IEEE International Symposium on Multimedia, California, United States Of America, 15 - 17 December 2008, pp.515-516 identifier identifier

  • Publication Type: Conference Paper / Full Text
  • Doi Number: 10.1109/ism.2008.90
  • City: California
  • Country: United States Of America
  • Page Numbers: pp.515-516


Similar to verse and chorus sections that appear as repetitive structures in musical audio, key-concept (or topic) of some speech recordings (e.g., presentations, lectures, etc.) may also repeat itself over the time. Hence, accurate detection of these repetitions may be helpful to the success of automatic speech summarization. Based on this motivation, we consider the applicability of music structural analysis methods to speech summary generation.

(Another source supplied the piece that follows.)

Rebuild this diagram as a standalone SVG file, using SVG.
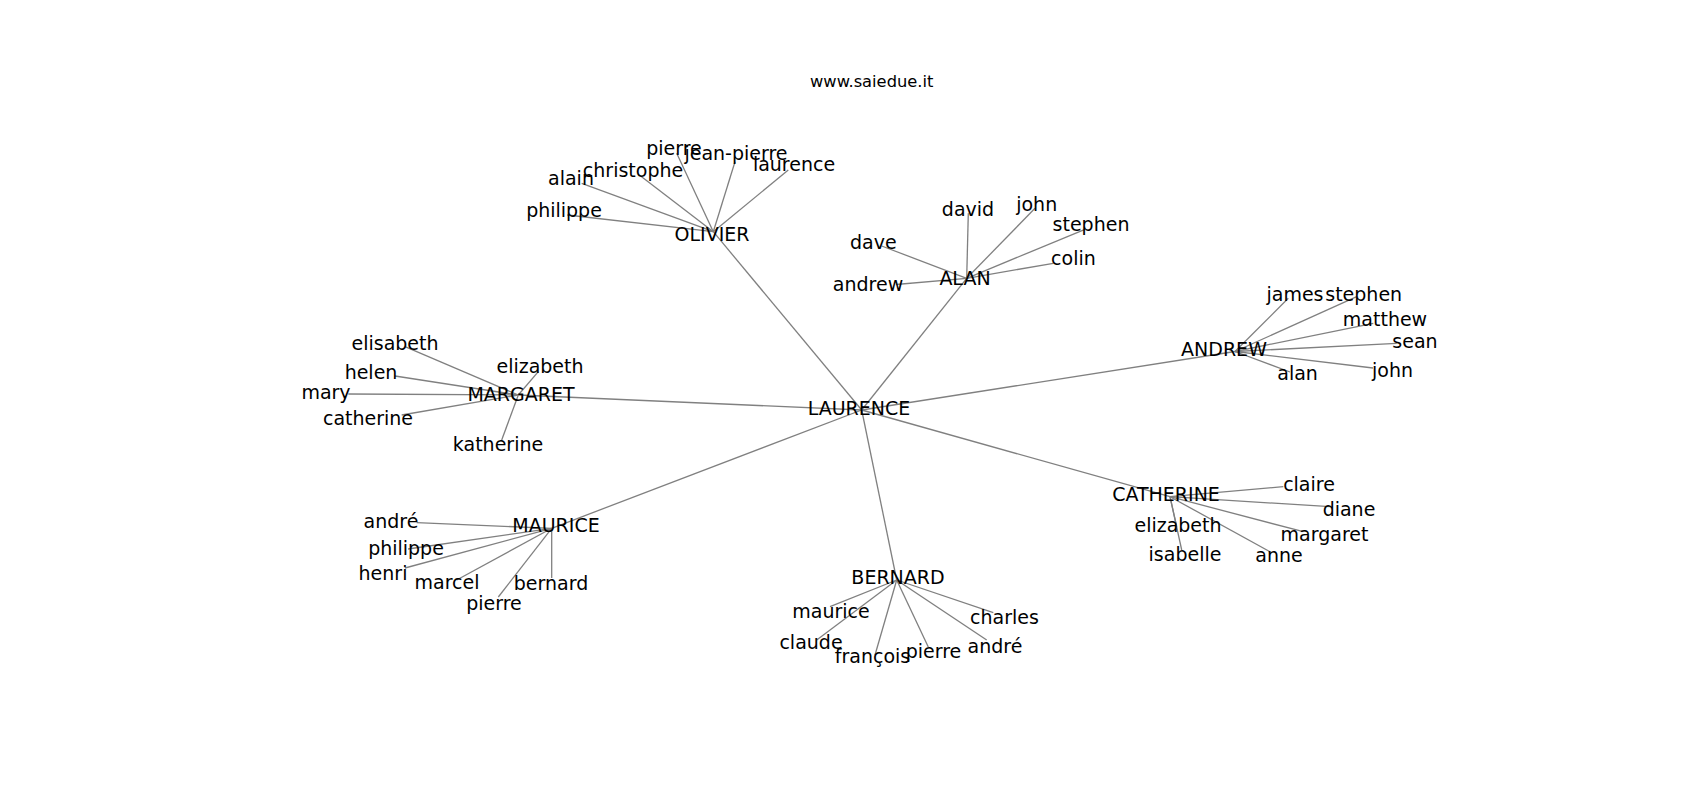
<svg xmlns="http://www.w3.org/2000/svg" width="1700" height="800" viewBox="0 0 1700 800">
<style>
.e{stroke:#808080;stroke-width:1.3;fill:none}
text{font-family:"DejaVu Sans","Liberation Sans",sans-serif;fill:#000;text-anchor:middle}
.l{font-size:19px}
.t{font-size:16.3px}
</style>
<rect width="1700" height="800" fill="#fff"/>
<text class="t" x="871.7" y="87">www.saiedue.it</text>
<g id="connectors">
<line class="e" x1="861.7" y1="410" x2="713.3" y2="231.7"/>
<line class="e" x1="861.7" y1="410" x2="966.7" y2="278.3"/>
<line class="e" x1="861.7" y1="410" x2="1235" y2="351.5"/>
<line class="e" x1="861.7" y1="410" x2="518.3" y2="395"/>
<line class="e" x1="861.7" y1="410" x2="551.7" y2="528.3"/>
<line class="e" x1="861.7" y1="410" x2="896.7" y2="580"/>
<line class="e" x1="861.7" y1="410" x2="1170" y2="496.7"/>
<line class="e" x1="713.3" y1="231.7" x2="676.7" y2="153.3"/>
<line class="e" x1="713.3" y1="231.7" x2="735" y2="161.7"/>
<line class="e" x1="713.3" y1="231.7" x2="788.3" y2="170"/>
<line class="e" x1="713.3" y1="231.7" x2="639.3" y2="175"/>
<line class="e" x1="713.3" y1="231.7" x2="581.7" y2="183.3"/>
<line class="e" x1="713.3" y1="231.7" x2="567.3" y2="215"/>
<line class="e" x1="966.7" y1="278.3" x2="968.3" y2="213.3"/>
<line class="e" x1="966.7" y1="278.3" x2="1035" y2="208.3"/>
<line class="e" x1="966.7" y1="278.3" x2="1085" y2="229.3"/>
<line class="e" x1="966.7" y1="278.3" x2="1053.3" y2="263.3"/>
<line class="e" x1="966.7" y1="278.3" x2="881.7" y2="246"/>
<line class="e" x1="966.7" y1="278.3" x2="896" y2="284.5"/>
<line class="e" x1="1235" y1="351.5" x2="1288.3" y2="298.3"/>
<line class="e" x1="1235" y1="351.5" x2="1356.7" y2="296.7"/>
<line class="e" x1="1235" y1="351.5" x2="1373.3" y2="323.3"/>
<line class="e" x1="1235" y1="351.5" x2="1396.7" y2="343.3"/>
<line class="e" x1="1235" y1="351.5" x2="1373" y2="368"/>
<line class="e" x1="1235" y1="351.5" x2="1290" y2="372"/>
<line class="e" x1="518.3" y1="395" x2="405" y2="346.7"/>
<line class="e" x1="518.3" y1="395" x2="395" y2="376"/>
<line class="e" x1="518.3" y1="395" x2="348.3" y2="394"/>
<line class="e" x1="518.3" y1="395" x2="401.7" y2="415"/>
<line class="e" x1="518.3" y1="395" x2="538.3" y2="371.7"/>
<line class="e" x1="518.3" y1="395" x2="501.7" y2="440"/>
<line class="e" x1="551.7" y1="528.3" x2="416.7" y2="522.7"/>
<line class="e" x1="551.7" y1="528.3" x2="408" y2="549"/>
<line class="e" x1="551.7" y1="528.3" x2="405" y2="568"/>
<line class="e" x1="551.7" y1="528.3" x2="456.7" y2="580"/>
<line class="e" x1="551.7" y1="528.3" x2="498.3" y2="597"/>
<line class="e" x1="551.7" y1="528.3" x2="551.7" y2="578"/>
<line class="e" x1="896.7" y1="580" x2="830" y2="606.7"/>
<line class="e" x1="896.7" y1="580" x2="816.7" y2="640"/>
<line class="e" x1="896.7" y1="580" x2="875" y2="655"/>
<line class="e" x1="896.7" y1="580" x2="928.3" y2="647"/>
<line class="e" x1="896.7" y1="580" x2="986.7" y2="640"/>
<line class="e" x1="896.7" y1="580" x2="993.3" y2="612.7"/>
<line class="e" x1="1170" y1="496.7" x2="1283.3" y2="486.7"/>
<line class="e" x1="1170" y1="496.7" x2="1330" y2="506.7"/>
<line class="e" x1="1170" y1="496.7" x2="1303.3" y2="531.7"/>
<line class="e" x1="1170" y1="496.7" x2="1270" y2="551.7"/>
<line class="e" x1="1170" y1="496.7" x2="1181.7" y2="550"/>
<line class="e" x1="1170" y1="496.7" x2="1176.7" y2="526.7"/>
</g>
<g id="n-laurence"><text class="l" x="859" y="414.5">LAURENCE</text></g>
<g id="n-olivier"><text class="l" x="712" y="241">OLIVIER</text></g>
<g id="n-olivier-pierre"><text class="l" x="674" y="155">pierre</text></g>
<g id="n-olivier-jean-pierre"><text class="l" x="736" y="160">jean-pierre</text></g>
<g id="n-olivier-laurence"><text class="l" x="794" y="170.5">laurence</text></g>
<g id="n-olivier-christophe"><text class="l" x="633" y="177">christophe</text></g>
<g id="n-olivier-alain"><text class="l" x="571" y="184.5">alain</text></g>
<g id="n-olivier-philippe"><text class="l" x="564" y="217">philippe</text></g>
<g id="n-alan"><text class="l" x="965" y="285">ALAN</text></g>
<g id="n-alan-david"><text class="l" x="968" y="215.5">david</text></g>
<g id="n-alan-john"><text class="l" x="1036.7" y="211">john</text></g>
<g id="n-alan-stephen"><text class="l" x="1091" y="230.5">stephen</text></g>
<g id="n-alan-colin"><text class="l" x="1073.4" y="265">colin</text></g>
<g id="n-alan-dave"><text class="l" x="873.3" y="248.8">dave</text></g>
<g id="n-alan-andrew"><text class="l" x="868" y="290.5">andrew</text></g>
<g id="n-andrew"><text class="l" x="1224" y="355.5">ANDREW</text></g>
<g id="n-andrew-james"><text class="l" x="1295" y="300.5">james</text></g>
<g id="n-andrew-stephen"><text class="l" x="1363.7" y="300.5">stephen</text></g>
<g id="n-andrew-matthew"><text class="l" x="1385" y="325.5">matthew</text></g>
<g id="n-andrew-sean"><text class="l" x="1415" y="348">sean</text></g>
<g id="n-andrew-john"><text class="l" x="1392.5" y="376.5">john</text></g>
<g id="n-andrew-alan"><text class="l" x="1297.6" y="379.5">alan</text></g>
<g id="n-margaret"><text class="l" x="521" y="401">MARGARET</text></g>
<g id="n-margaret-elisabeth"><text class="l" x="395" y="349.5">elisabeth</text></g>
<g id="n-margaret-helen"><text class="l" x="371" y="378.5">helen</text></g>
<g id="n-margaret-mary"><text class="l" x="326" y="398.5">mary</text></g>
<g id="n-margaret-catherine"><text class="l" x="368" y="424.5">catherine</text></g>
<g id="n-margaret-elizabeth"><text class="l" x="540" y="373">elizabeth</text></g>
<g id="n-margaret-katherine"><text class="l" x="498" y="451">katherine</text></g>
<g id="n-maurice"><text class="l" x="556" y="532">MAURICE</text></g>
<g id="n-maurice-andre"><text class="l" x="391" y="528">andré</text></g>
<g id="n-maurice-philippe"><text class="l" x="406" y="555">philippe</text></g>
<g id="n-maurice-henri"><text class="l" x="383" y="580">henri</text></g>
<g id="n-maurice-marcel"><text class="l" x="447" y="588.5">marcel</text></g>
<g id="n-maurice-pierre"><text class="l" x="494" y="610">pierre</text></g>
<g id="n-maurice-bernard"><text class="l" x="551" y="589.5">bernard</text></g>
<g id="n-bernard"><text class="l" x="898" y="584">BERNARD</text></g>
<g id="n-bernard-maurice"><text class="l" x="831" y="617.5">maurice</text></g>
<g id="n-bernard-claude"><text class="l" x="811" y="648.5">claude</text></g>
<g id="n-bernard-francois"><text class="l" x="872.5" y="663">françois</text></g>
<g id="n-bernard-pierre"><text class="l" x="933.5" y="658.3">pierre</text></g>
<g id="n-bernard-andre"><text class="l" x="995" y="653.3">andré</text></g>
<g id="n-bernard-charles"><text class="l" x="1004.5" y="623.5">charles</text></g>
<g id="n-catherine"><text class="l" x="1166" y="500.5">CATHERINE</text></g>
<g id="n-catherine-claire"><text class="l" x="1309" y="490.5">claire</text></g>
<g id="n-catherine-diane"><text class="l" x="1349" y="515.5">diane</text></g>
<g id="n-catherine-margaret"><text class="l" x="1324.5" y="540.5">margaret</text></g>
<g id="n-catherine-anne"><text class="l" x="1279" y="562">anne</text></g>
<g id="n-catherine-isabelle"><text class="l" x="1185" y="560.5">isabelle</text></g>
<g id="n-catherine-elizabeth"><text class="l" x="1178" y="532">elizabeth</text></g>
</svg>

Our method transforms a 1 - D time-domain speech signal to a 2 - D image representation, namely (dis)similarity matrix and detects possible repetitions within the matrix by using proper computer vision techniques. In addition, the method does not transcribe speech signal into words, phrases, or sentences. Hence, it can be generalized as speech-to-speech summarization method, in which summarization results are presented by speech instead of text. Furthermore, the method does not need a prior knowledge about the language or grammar of speech signal. Experiments show that, our method can capture the main theme of speech signals compared to the ideal transcription sections defined by experts and computational analysis shows our proposed method has a good performance.